El joven fue enterrado ayer envuelto en la bandera roja de su equipo, el Nacional. A Carlos, sus amigos de la liga de fútbol de Picaihua lo llamaban El Petrolero, porque era «bien morenito» de tez. En medio de la sierra ecuatoriana, en una cancha de arena y piedras, se reunía todos los martes y jueves con los integrantes de El Nacional de Picaihua, el nombre con el que bautizaron su equipo en honor al otro Nacional, que hace un mes se proclamó campeón de la liga ecuatoriana.

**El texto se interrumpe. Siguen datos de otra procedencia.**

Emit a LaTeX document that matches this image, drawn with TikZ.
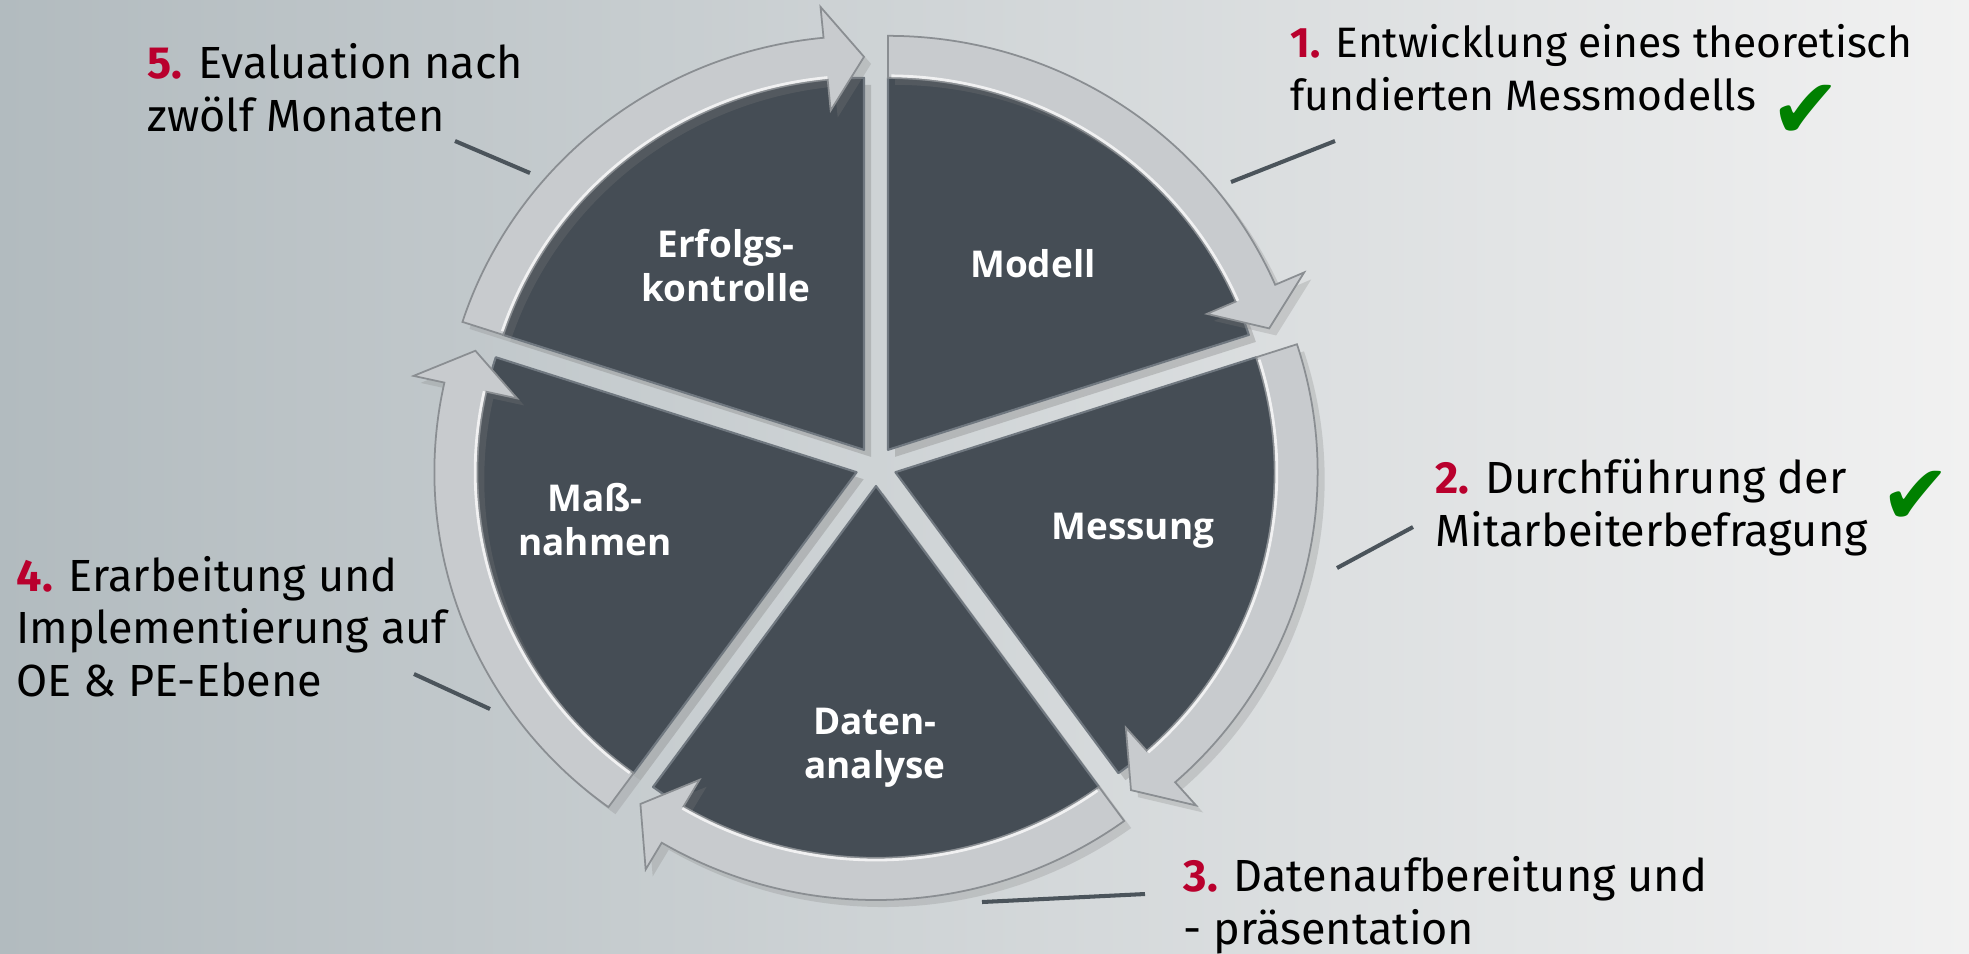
\documentclass[tikz,border=0pt]{standalone}
\usepackage{fontspec}
\setmainfont{Fira Sans}
\newfontfamily\wheelfont{Open Sans}
\newfontfamily\symfont{DejaVu Sans}
\usetikzlibrary{shadows}

\definecolor{sectorfill}{RGB}{69,77,85}
\definecolor{sectoredge}{RGB}{112,120,128}
\definecolor{ringfill}{RGB}{200,203,206}
\definecolor{ringedge}{RGB}{138,142,146}
\definecolor{leadercol}{RGB}{75,84,91}
\definecolor{stepred}{RGB}{185,0,45}
\definecolor{okgreen}{RGB}{0,128,0}
\definecolor{bgleft}{RGB}{178,187,191}
\definecolor{bgmid}{RGB}{214,218,220}
\definecolor{bgright}{RGB}{241,241,241}

\newcommand{\stepno}[1]{\textbf{\textcolor{stepred}{#1}}}
\newcommand{\rin}{372}
\newcommand{\rout}{414}

\begin{document}
\begin{tikzpicture}[x=0.01cm,y=-0.01cm,
  sectorstyle/.style={fill=sectorfill, draw=sectoredge, line width=0.6pt, line join=round,
    drop shadow={opacity=0.35, shadow xshift=2pt, shadow yshift=-2pt}},
  ringstyle/.style={fill=ringfill, draw=ringedge, line width=0.5pt, line join=miter,
    drop shadow={opacity=0.25, shadow xshift=2pt, shadow yshift=-2pt}},
  ringgloss/.style={draw=white, line width=0.8pt, opacity=0.75},
  wheeltext/.style={text=white, font=\wheelfont\bfseries\fontsize{10.5}{12.5}\selectfont, align=center, inner sep=0pt},
  steplabel/.style={font=\fontsize{12.8}{14.8}\selectfont, align=left, anchor=base west, inner sep=0pt},
  checkmark/.style={text=okgreen, font=\symfont\fontsize{24}{24}\selectfont, inner sep=0pt},
  leaderline/.style={draw=leadercol, line width=1.15pt},
  wheelframe/.style={shift={(876,466)}, x=0.0102cm, y=0.01cm}
]
% canvas and background
\path[use as bounding box] (0,0) rectangle (1969,953);
\shade[left color=bgleft, middle color=bgmid, right color=bgright] (0,0) rectangle (1969,953);

% five exploded pie sectors
\foreach \t in {54,-18,-90,-162,126} {
  \begin{scope}[wheelframe, shift={(\t:20)}]
    \path[sectorstyle] (0,0) -- (\t+36:\rin) arc[start angle=\t+36, end angle=\t-36, radius=\rin] -- cycle;
  \end{scope}
}
% curved arrows along the rim, clockwise
\foreach \t in {54,-18,-90,-162,126} {
  \begin{scope}[wheelframe, shift={(\t:20)}]
    \path[ringstyle] (\t+36:\rout) arc[start angle=\t+36, end angle=\t-30.5, radius=\rout]
      -- (\t-30.5:445) -- (\t-36:393) -- (\t-30.5:341) -- (\t-30.5:\rin)
      arc[start angle=\t-30.5, end angle=\t+36, radius=\rin] -- cycle;
    \draw[ringgloss] (\t+35.5:\rin+2) arc[start angle=\t+35.5, end angle=\t-30.5, radius=\rin+2];
  \end{scope}
}

% sector titles
\node[wheeltext] (modell) at (1033,264) {Modell};
\node[wheeltext] (messung) at (1133,531) {Messung};
\node[wheeltext] (analyse) at (875,748) {Daten-\\analyse};
\node[wheeltext] (massnahmen) at (595,520) {Maß-\\nahmen};
\node[wheeltext] (erfolg) at (726,266) {Erfolgs-\\kontrolle};

% step descriptions (anchored at the baseline of their last line)
\node[steplabel, font=\fontsize{12.1}{14.8}\selectfont] (s1) at (1290,110) {\stepno{1.} Entwicklung eines theoretisch\\fundierten Messmodells};
\node[steplabel] (s2) at (1435,546) {\stepno{2.} Durchführung der\\Mitarbeiterbefragung};
\node[steplabel] (s3) at (1183,944) {\stepno{3.} Datenaufbereitung und\\- präsentation};
\node[steplabel] (s4) at (16,696) {\stepno{4.} Erarbeitung und\\Implementierung auf\\OE \& PE-Ebene};
\node[steplabel] (s5) at (147,131) {\stepno{5.} Evaluation nach\\zwölf Monaten};

% completed steps
\node[checkmark] (ok1) at (1806,112) {✔};
\node[checkmark] (ok2) at (1916,498) {✔};

% leader lines
\coordinate (a1) at (1231,182); \coordinate (b1) at (1335,141);
\coordinate (a2) at (1337,568); \coordinate (b2) at (1413,527);
\coordinate (a3) at (982,902);  \coordinate (b3) at (1145,894);
\coordinate (a4) at (414,674);  \coordinate (b4) at (490,709);
\coordinate (a5) at (455,141);  \coordinate (b5) at (530,173);
\foreach \i in {1,...,5} { \draw[leaderline] (a\i) -- (b\i); }
\end{tikzpicture}
\end{document}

Los de Picaihua se hicieron con la victoria en la liga parroquial «hasta cinco veces», relata orgulloso Morales Amable, uno de sus compañeros de juego. «Era bueno, sí señor… Tenemos que hacerle un homenaje», dice en medio de la pista embarrada por las lluvias.


LA TIERRA DE LAS FLORES


Sólo un par de viejos palos sostienen lo que se supone que es la portería. A lo lejos, montañas y más montañas sembradas de frutas, rosas, maíz y papas, principales cultivos de la región. No hay más para ganarse la vida en esta zona atravesada por la imponente cordillera de los Andes, con un 30% de población indígena y aún resentida por la erupción del cercano volcán Tungurahua, ocurrida en julio, que supuso pérdidas por más de 20 millones de euros y la destrucción de 23.000 hectáreas cultivadas.


Carlos Alonso llamó al celular de uno de sus tíos inmediatamente para saber si les había ocurrido algo. Llamó también el 11 – M para aliviarlos. Él estaba bien, pero uno de sus paisanos, Angel Manzano, también de Ambato y también emigrado a España falleció en el atentado de Atocha.


«Se pasaba el día haciendo broma; yo nunca le vi enojado, ni cuando perdíamos», relata Rodrigo Sailema, otro de sus amigos de la infancia. El mismo día que el Nacional ganó al Olmedo y se proclamó campeón, el 17 de diciembre, Carlos llamó a sus compadres: «Lo logramos hermano, somos bicampeones…», alcanzaron a escucharle desde Valencia, a donde había emigrado cinco años atrás.


Semanas antes del atentado, le había comentado a su madre su deseo de retornar a su tierra en 2007. «No hay derecho, no hay derecho», sigue lamentándose la anciana.